Мой муж и сказал Марье Васильевне:

— Это невозможно.

А потом сразу прибавил:

— Ждите меня. Я его еще и пособорую.

И в полнейшем недоумении положил трубку.

Меж тем еще накануне к нам собирался зайти наш приятель еще по Литинституту Андрей Чернов. Вскоре он и возник на пороге, ведя за собой неизвестного, скромного на вид и ничем не примечательного человека.

Выяснилось, что это — начинающий банкир, который хотел бы пожертвовать небольшую сумму денег, а именно 500 долларов, на какое-нибудь доброе дело.
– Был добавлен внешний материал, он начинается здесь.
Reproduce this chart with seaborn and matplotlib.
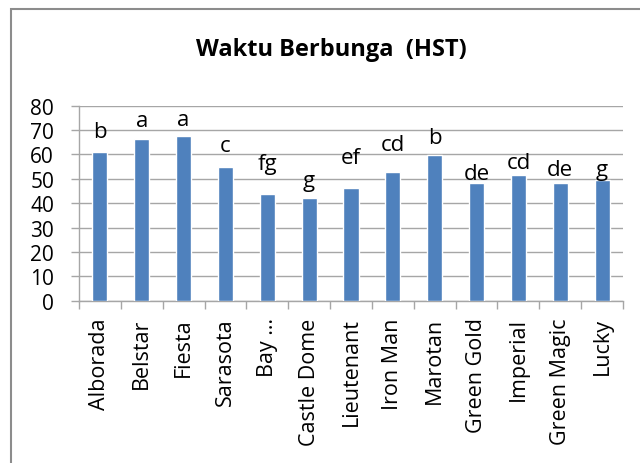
import matplotlib
matplotlib.use("Agg")
import matplotlib.pyplot as plt
import seaborn as sns
import pandas as pd
import numpy as np
from matplotlib.patches import Rectangle

varieties = ["Alborada", "Belstar", "Fiesta", "Sarasota", "Bay …", "Castle Dome",
             "Lieutenant", "Iron Man", "Marotan", "Green Gold", "Imperial",
             "Green Magic", "Lucky"]
days = [61.2, 66.4, 67.4, 54.8, 43.7, 42.2, 46.3, 52.6, 59.8, 48.4, 51.6, 48.4, 49.6]
letters = ["b", "a", "a", "c", "fg", "g", "ef", "cd", "b", "de", "cd", "de", "g"]
label_gap_px = [15, 13, 11, 16, 25, 12, 25, 22, 12, 4, 7, 8, 5]
y_ticks = [0, 10, 20, 30, 40, 50, 60, 70, 80]
title = "Waktu Berbunga  (HST)"

sns.set_theme(style="white")
plt.rcParams['font.family'] = ['Open Sans', 'DejaVu Sans']

df = pd.DataFrame({"Varietas": varieties, "HST": days})

fig = plt.figure(figsize=(6.4, 4.64), dpi=100)
fig.patch.set_facecolor("white")
ax = fig.add_axes([79/640, 1-301.7/464, (623-79)/640, (301.7-106.7)/464])

grid_c = "#a6a6a6"
sns.barplot(data=df, x="Varietas", y="HST", color="#4f81bd", width=0.36,
            saturation=1, ax=ax, zorder=3)

ax.set_ylim(0, 80)
ax.set_xlim(-0.5, len(varieties)-0.5)
ax.set_yticks(y_ticks)
ax.yaxis.grid(True, color=grid_c, linewidth=1.0, zorder=0)
ax.set_axisbelow(True)
ax.set_xlabel("")
ax.set_ylabel("")

for s in ["top", "right"]:
    ax.spines[s].set_visible(False)
for s in ["left", "bottom"]:
    ax.spines[s].set_color(grid_c)
    ax.spines[s].set_linewidth(1.0)

ax.tick_params(axis="y", which="major", length=6, width=1, color=grid_c,
               labelsize=15, pad=12, labelcolor="black", left=True, direction="out")
ax.set_xticks(np.arange(len(varieties)))
ax.set_xticklabels(varieties, rotation=90, fontsize=15.5)
ax.tick_params(axis="x", which="major", length=0, pad=12, labelcolor="black")
ax.set_xticks(np.arange(-0.5, len(varieties)), minor=True)
ax.tick_params(axis="x", which="minor", length=6, width=1, color=grid_c,
               bottom=True, direction="out")

for i, (v, lab, g) in enumerate(zip(days, letters, label_gap_px)):
    ax.annotate(lab, (i, v), xytext=(0, g), textcoords="offset pixels",
                ha="center", va="baseline", fontsize=16, color="black", zorder=5)

fig.text(331/640, 1-50/464, title, ha="center", va="center",
         fontsize=17, fontweight="bold", color="black")

fig.patches.append(Rectangle((11/640, -0.1), 1.2, 1 - 10/464 + 0.1,
                             transform=fig.transFigure, fill=False,
                             edgecolor="#8c8c8c", linewidth=1.5, zorder=10))

fig.savefig("out.png", dpi=100, facecolor="white")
Для этого он и просил Чернова привести его к священнику, чтобы тот рассудил.

Отец Владимир рассказал ему про умирающего Синявского, который нуждался в последнем причастии, и начинающий банкир с удовольствием выложил деньги на стол:

— Я так и знал, что вы мне посоветуете потратить их на что-то достойное!

Итак, деньги отцу Владимиру на билет были найдены.

В то же самое время, пока он разговаривал с банкиром, мне позвонил также мой институтский приятель, главный редактор журнала «Стас», и попросил срочно в номер написать эссе об Ахматовой.

— Деньги заплачу сразу же, не дожидаясь выхода журнала, как только принесешь эссе.